“It is like I am stuck between a rock and a hard place. I want to make sure that long term, if I got sick and was unable to work, someone should be held responsible. If a company is putting out a product that is injected into a human, they should be held accountable, financially and emotionally.
The meningitis outbreak is still ongoing. As of December 18, 2012, a total of 620 cases, which includes 39 deaths, have been reported in 19 states and the CDC issued an update to the multistate outbreak of fungal infections on December 20, 2012.
Even though it is highly unlikely that Tim has fungal meningitis, the fact that this investigation is ongoing is bad news for him.
Tim received two injections of the contaminated steroid--one in each hip--in August 2011. “I had severe pain after my back surgery and I was scheduled to receive another round of injections to relieve the pain,” says Tim, “but my doctor refused to give me any more spinal injections. He explained that I might have to wait up to a year to find out whether or not these contaminated injections have gone dormant in my body before they will do any more back injections to relieve the pain I am in. Meantime I sit hear waiting for who knows how long until they know?"

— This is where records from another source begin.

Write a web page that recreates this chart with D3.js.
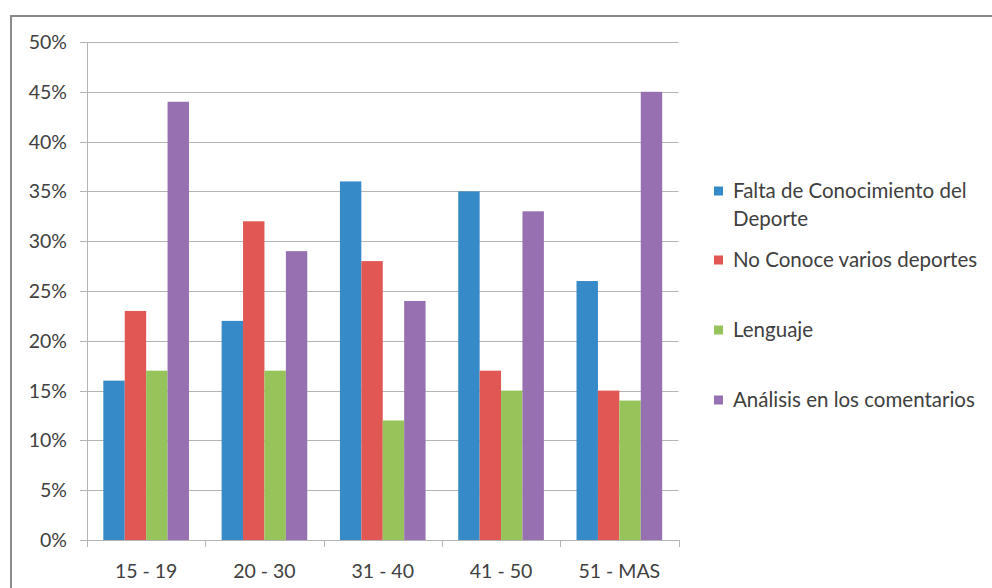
<!DOCTYPE html>
<html>
<head>
<meta charset="utf-8">
<script src="https://cdn.jsdelivr.net/npm/d3@7"></script>
<style>
  html, body { margin: 0; padding: 0; background: #fff; }
  svg { display: block; }
</style>
</head>
<body>
<svg id="chart" width="992" height="588"></svg>
<script>
// Age groups and the share of answers per reason
const categories = ["15 - 19", "20 - 30", "31 - 40", "41 - 50", "51 - MAS"];
const seriesNames = [
  "Falta de Conocimiento del Deporte",
  "No Conoce varios deportes",
  "Lenguaje",
  "Análisis en los comentarios"
];
const falta     = [16, 22, 36, 35, 26];
const noConoce  = [23, 32, 28, 17, 15];
const lenguaje  = [17, 17, 12, 15, 14];
const analisis  = [44, 29, 24, 33, 45];
const yTicks = [0, 5, 10, 15, 20, 25, 30, 35, 40, 45, 50];
const colors = ["#368ac7", "#e05753", "#97c35b", "#9670b0"];

const seriesValues = [falta, noConoce, lenguaje, analisis];

const svg = d3.select("#chart");
const font = "Lato, 'Liberation Sans', sans-serif";

// outer frame, open to the right and bottom
svg.append("path")
  .attr("d", "M11,600 L11,16 L1000,16")
  .attr("fill", "none")
  .attr("stroke", "#8a8a8a")
  .attr("stroke-width", 2);

const plotLeft = 87, plotRight = 678.5, plotTop = 42, plotBottom = 540;

const y = d3.scaleLinear().domain([0, 50]).range([plotBottom, plotTop]);
const x0 = d3.scaleBand().domain(categories).range([plotLeft, plotRight]).padding(0);
const x1 = d3.scaleBand().domain(d3.range(seriesNames.length))
  .range([x0.bandwidth() * 0.138, x0.bandwidth() * 0.862]).padding(0);

// horizontal gridlines
svg.append("g")
  .selectAll("line")
  .data(yTicks)
  .join("line")
  .attr("x1", plotLeft - 7).attr("x2", plotRight)
  .attr("y1", d => Math.round(y(d)) + 0.5).attr("y2", d => Math.round(y(d)) + 0.5)
  .attr("stroke", "#b4b4b4").attr("stroke-width", 1);

// y axis line
svg.append("line")
  .attr("x1", plotLeft + 0.5).attr("x2", plotLeft + 0.5)
  .attr("y1", plotTop).attr("y2", plotBottom)
  .attr("stroke", "#b4b4b4");

// bars
const groups = svg.append("g")
  .selectAll("g")
  .data(categories)
  .join("g")
  .attr("transform", d => `translate(${x0(d)},0)`);

groups.selectAll("rect")
  .data((d, i) => seriesValues.map((vals, s) => ({ s, v: vals[i] })))
  .join("rect")
  .attr("x", d => x1(d.s))
  .attr("width", x1.bandwidth())
  .attr("y", d => y(d.v))
  .attr("height", d => y(0) - y(d.v))
  .attr("fill", d => colors[d.s]);

// x axis baseline and category ticks
svg.append("line")
  .attr("x1", plotLeft).attr("x2", plotRight)
  .attr("y1", Math.round(y(0)) + 0.5).attr("y2", Math.round(y(0)) + 0.5)
  .attr("stroke", "#b4b4b4");

const boundaries = categories.map(c => x0(c)).concat([plotRight]);
svg.append("g")
  .selectAll("line")
  .data(boundaries)
  .join("line")
  .attr("x1", d => Math.round(d) + 0.5).attr("x2", d => Math.round(d) + 0.5)
  .attr("y1", plotBottom).attr("y2", plotBottom + 7)
  .attr("stroke", "#b4b4b4");

// y tick labels
svg.append("g")
  .selectAll("text")
  .data(yTicks)
  .join("text")
  .attr("x", 67)
  .attr("y", d => y(d))
  .attr("dy", "0.36em")
  .attr("text-anchor", "end")
  .attr("font-family", font)
  .attr("font-size", 19.5)
  .attr("fill", "#404040")
  .text(d => d + "%");

// x tick labels
svg.append("g")
  .selectAll("text")
  .data(categories)
  .join("text")
  .attr("x", d => x0(d) + x0.bandwidth() / 2)
  .attr("y", 578)
  .attr("text-anchor", "middle")
  .attr("font-family", font)
  .attr("font-size", 19.5)
  .attr("fill", "#404040")
  .text(d => d);

// legend
const legendRows = [
  { lines: ["Falta de Conocimiento del", "Deporte"], y: 191 },
  { lines: ["No Conoce varios deportes"], y: 260 },
  { lines: ["Lenguaje"], y: 330 },
  { lines: ["Análisis en los comentarios"], y: 400 }
];
const legend = svg.append("g");
legendRows.forEach((row, i) => {
  legend.append("rect")
    .attr("x", 714).attr("y", row.y - 4.5)
    .attr("width", 9).attr("height", 9)
    .attr("fill", colors[i]);
  row.lines.forEach((line, j) => {
    legend.append("text")
      .attr("x", 733)
      .attr("y", row.y + j * 28)
      .attr("dy", "0.36em")
      .attr("font-family", font)
      .attr("font-size", 20.5)
      .attr("fill", "#404040")
      .text(line);
  });
});
</script>
</body>
</html>
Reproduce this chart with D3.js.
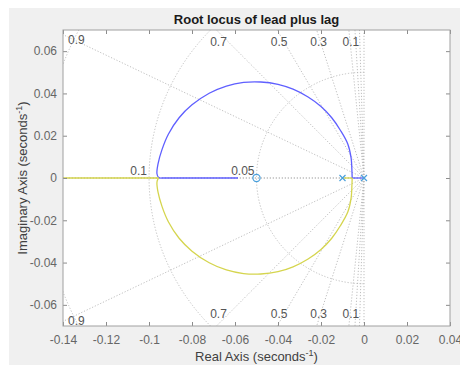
<!DOCTYPE html>
<html lang="en">
  <head>
    <meta charset="UTF-8" />
    <title>Root locus of lead plus lag</title>
    <style>
      body {
        margin: 0;
        background: #fff;
        font-family: Arial, "Liberation Sans", Helvetica, sans-serif;
      }
      .grid {
        fill: none;
        stroke: #b8b8b8;
        stroke-width: 0.9px;
        stroke-dasharray: 1.2, 1.8;
      }
      .gridlabel {
        font-size: 12px;
        fill: #555;
      }
      .tick text {
        font-size: 12px;
        fill: #666;
      }
      .tick line {
        stroke: #8c8c8c;
      }
      .locus {
        fill: none;
        stroke-width: 1.3px;
      }
    </style>
  </head>
  <body>
    <svg width="460" height="367"></svg>

    <script src="https://d3js.org/d3.v7.min.js"></script>
    <script>
      // values
      const xTicks = [-0.14, -0.12, -0.1, -0.08, -0.06, -0.04, -0.02, 0, 0.02, 0.04];
      const yTicks = [-0.06, -0.04, -0.02, 0, 0.02, 0.04, 0.06];

      const poles = [-0.01, 0];
      const zeros = [-0.05];

      // branch starting at the pole in 0 (upper half, then to the zero)
      const branch1Re = [0, -0.0055, -0.0056, -0.006, -0.0075, -0.011, -0.015, -0.02, -0.026, -0.033, -0.04, -0.048, -0.056, -0.064, -0.072, -0.08, -0.086, -0.091, -0.094, -0.0958, -0.0963, -0.0955, -0.094, -0.0586];
      const branch1Im = [0, 0, 0.003, 0.0095, 0.016, 0.0226, 0.0285, 0.0338, 0.0383, 0.042, 0.0443, 0.0454, 0.0452, 0.0435, 0.0401, 0.0346, 0.0285, 0.0207, 0.0133, 0.0067, 0.002, 0.0002, 0, 0];

      // branch starting at the pole in -0.01 (lower half, then to -inf)
      const branch2Re = [-0.01, -0.0055, -0.0056, -0.006, -0.0075, -0.011, -0.015, -0.02, -0.026, -0.033, -0.04, -0.048, -0.056, -0.064, -0.072, -0.08, -0.086, -0.091, -0.094, -0.0958, -0.0963, -0.0958, -0.0955, -0.14];
      const branch2Im = [0, 0, -0.003, -0.0095, -0.016, -0.0226, -0.0285, -0.0338, -0.0383, -0.042, -0.0443, -0.0454, -0.0452, -0.0435, -0.0401, -0.0346, -0.0285, -0.0207, -0.0133, -0.0067, -0.002, -0.0004, 0, 0];

      // sgrid
      const dampLines = [0, 0.03, 0.06, 0.1, 0.3, 0.5, 0.7, 0.9, 1];
      const dampLabels = [0.1, 0.3, 0.5, 0.7, 0.9];
      const wnLines = [0.05, 0.1, 0.15];

      const L = 63, R = 450, T = 30, B = 326;
      const svg = d3.select("svg");

      svg.append("rect")
        .attr("x", 9).attr("y", 8)
        .attr("width", 451).attr("height", 357)
        .attr("fill", "#f0f0f0");

      svg.append("rect")
        .attr("x", L).attr("y", T)
        .attr("width", R - L).attr("height", B - T)
        .attr("fill", "#fff");

      const x = d3.scaleLinear().domain([-0.14, 0.04]).range([L, R]);
      const y = d3.scaleLinear().domain([-0.07, 0.07]).range([B, T]);

      svg.append("clipPath").attr("id", "plot")
        .append("rect")
        .attr("x", L).attr("y", T)
        .attr("width", R - L).attr("height", B - T);

      const g = svg.append("g").attr("clip-path", "url(#plot)");

      // damping rays
      dampLines.forEach((z) => {
        const s = Math.sqrt(1 - z * z);
        [1, -1].forEach((sign) => {
          g.append("line")
            .attr("class", "grid")
            .attr("x1", x(0)).attr("y1", y(0))
            .attr("x2", x(-z)).attr("y2", y(sign * s));
        });
      });

      // natural frequency arcs (left half plane)
      wnLines.forEach((w) => {
        const rx = x(0) - x(-w), ry = y(0) - y(w);
        g.append("path")
          .attr("class", "grid")
          .attr("d", `M${x(0)},${y(w)} A${rx},${ry} 0 0 0 ${x(0)},${y(-w)}`);
      });

      // damping labels
      dampLabels.forEach((z) => {
        const s = Math.sqrt(1 - z * z);
        const xTop = -0.07 * z / s;
        if (xTop >= -0.14) {
          g.append("text").attr("class", "gridlabel")
            .attr("text-anchor", "middle")
            .attr("x", x(xTop) + 2).attr("y", T + 16).text(z);
          g.append("text").attr("class", "gridlabel")
            .attr("text-anchor", "middle")
            .attr("x", x(xTop) + 2).attr("y", B - 8).text(z);
        } else {
          const yHit = 0.14 * s / z;
          g.append("text").attr("class", "gridlabel")
            .attr("x", L + 5).attr("y", y(yHit) + 9).text(z);
          g.append("text").attr("class", "gridlabel")
            .attr("x", L + 5).attr("y", y(-yHit) + 4).text(z);
        }
      });

      // natural frequency labels
      wnLines.filter((w) => -w >= -0.14).forEach((w) => {
        g.append("text").attr("class", "gridlabel")
          .attr("text-anchor", "end")
          .attr("x", x(-w) - 2).attr("y", y(0) - 3).text(w);
      });

      // locus branches: straight on the real axis, smooth off it
      const straight = d3.line().x((d) => x(d[0])).y((d) => y(d[1]));
      const smooth = d3.line().x((d) => x(d[0])).y((d) => y(d[1]))
        .curve(d3.curveCatmullRom.alpha(0.5));

      function drawBranch(re, im, color) {
        const pts = d3.zip(re, im);
        const onAxis = pts.map((p) => p[1] === 0);
        // first and last index of the off-axis part
        const i0 = onAxis.indexOf(false) - 1;
        const i1 = onAxis.lastIndexOf(false) + 1;
        const parts = [
          straight(pts.slice(0, i0 + 1)),
          smooth(pts.slice(i0, i1 + 1)),
          straight(pts.slice(i1)),
        ];
        parts.forEach((d) => {
          g.append("path").attr("class", "locus")
            .attr("stroke", color).attr("d", d);
        });
      }
      drawBranch(branch1Re, branch1Im, "#5f5fff");
      drawBranch(branch2Re, branch2Im, "#d5d54e");

      // poles and zeros
      const mk = "#4aa0dc";
      g.selectAll(".pole").data(poles).join("path")
        .attr("class", "pole")
        .attr("transform", (d) => `translate(${x(d)},${y(0)})`)
        .attr("d", "M-3,-3L3,3M-3,3L3,-3")
        .attr("stroke", mk).attr("stroke-width", 1.2);
      g.selectAll(".zero").data(zeros).join("circle")
        .attr("class", "zero")
        .attr("cx", (d) => x(d)).attr("cy", y(0)).attr("r", 3.6)
        .attr("fill", "none")
        .attr("stroke", mk).attr("stroke-width", 1.2);

      // axes, MATLAB style ticks inside
      const fmt = (d) => String(Math.round(d * 100) / 100);
      svg.append("g").attr("transform", `translate(0,${B})`)
        .call(d3.axisBottom(x).tickValues(xTicks).tickSize(-4).tickPadding(9).tickFormat(fmt))
        .call((a) => a.select(".domain").remove());
      svg.append("g").attr("transform", `translate(0,${T})`)
        .call(d3.axisTop(x).tickValues(xTicks).tickSize(-4).tickFormat(""))
        .call((a) => a.select(".domain").remove());
      svg.append("g").attr("transform", `translate(${L},0)`)
        .call(d3.axisLeft(y).tickValues(yTicks).tickSize(-4).tickPadding(6).tickFormat(fmt))
        .call((a) => a.select(".domain").remove());
      svg.append("g").attr("transform", `translate(${R},0)`)
        .call(d3.axisRight(y).tickValues(yTicks).tickSize(-4).tickFormat(""))
        .call((a) => a.select(".domain").remove());

      svg.selectAll(".tick text").attr("font-family", null);

      svg.append("rect")
        .attr("x", L).attr("y", T)
        .attr("width", R - L).attr("height", B - T)
        .attr("fill", "none")
        .attr("stroke", "#a0a0a0");

      // title and axis labels
      svg.append("text")
        .attr("x", (L + R) / 2).attr("y", 24)
        .attr("text-anchor", "middle")
        .attr("font-size", 13).attr("font-weight", "bold")
        .attr("fill", "#1a1a1a")
        .text("Root locus of lead plus lag");

      const xl = svg.append("text")
        .attr("x", (L + R) / 2).attr("y", 361)
        .attr("text-anchor", "middle")
        .attr("font-size", 13).attr("fill", "#404040");
      xl.append("tspan").text("Real Axis (seconds");
      xl.append("tspan").attr("font-size", 9).attr("dy", -5).text("-1");
      xl.append("tspan").attr("dy", 5).text(")");

      const yl = svg.append("text")
        .attr("transform", `translate(27,${(T + B) / 2}) rotate(-90)`)
        .attr("text-anchor", "middle")
        .attr("font-size", 13).attr("fill", "#404040");
      yl.append("tspan").text("Imaginary Axis (seconds");
      yl.append("tspan").attr("font-size", 9).attr("dy", -5).text("-1");
      yl.append("tspan").attr("dy", 5).text(")");
    </script>
  </body>
</html>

Tim is taking Vicodin but he says it barely skims the surface of his pain. Luckily he has a desk job, but this meningitis outbreak has totally affected his life. “I live in continual pain, day in and day out because I can’t get any more back injections,” he says. “I have five kids. My daughter is getting married in a few months but I can’t fly to the wedding and I can’t get in a car for more than a few hours. This has affected not only my life, but my family too."
Tim doesn’t hold his doctor responsible because he purchased the contaminated steroid thinking it was a safe product. “Dr. Jackson’s office called me in September when they found out that I had received two contaminated shots,” he adds. “By that time I already knew about the--supposedly--rare meningitis outbreak from the news. There were only three clinics in Michigan that had received the steroids and Michigan Neurological in Grand Blanc Michigan was one. It didn’t take a detective to figure that out.
READ MORE RARE MENINGITIS OUTBREAK LEGAL NEWS
Since October 2012, the CDC website has advised clinicians to closely monitor and evaluate patients who received injections of contaminated MPA from the New England Compounding Center. It also recommends that “clinicians should consider obtaining an MRI with contrast of the injection site in patients with persistent but baseline symptoms because the presentation of these spinal or paraspinal infections can be subtle and difficult to distinguish from a patient’s baseline chronic pain.”
The CDC has received 80 more cases (reported between December 3-17), most of which are spinal/paraspinal infections.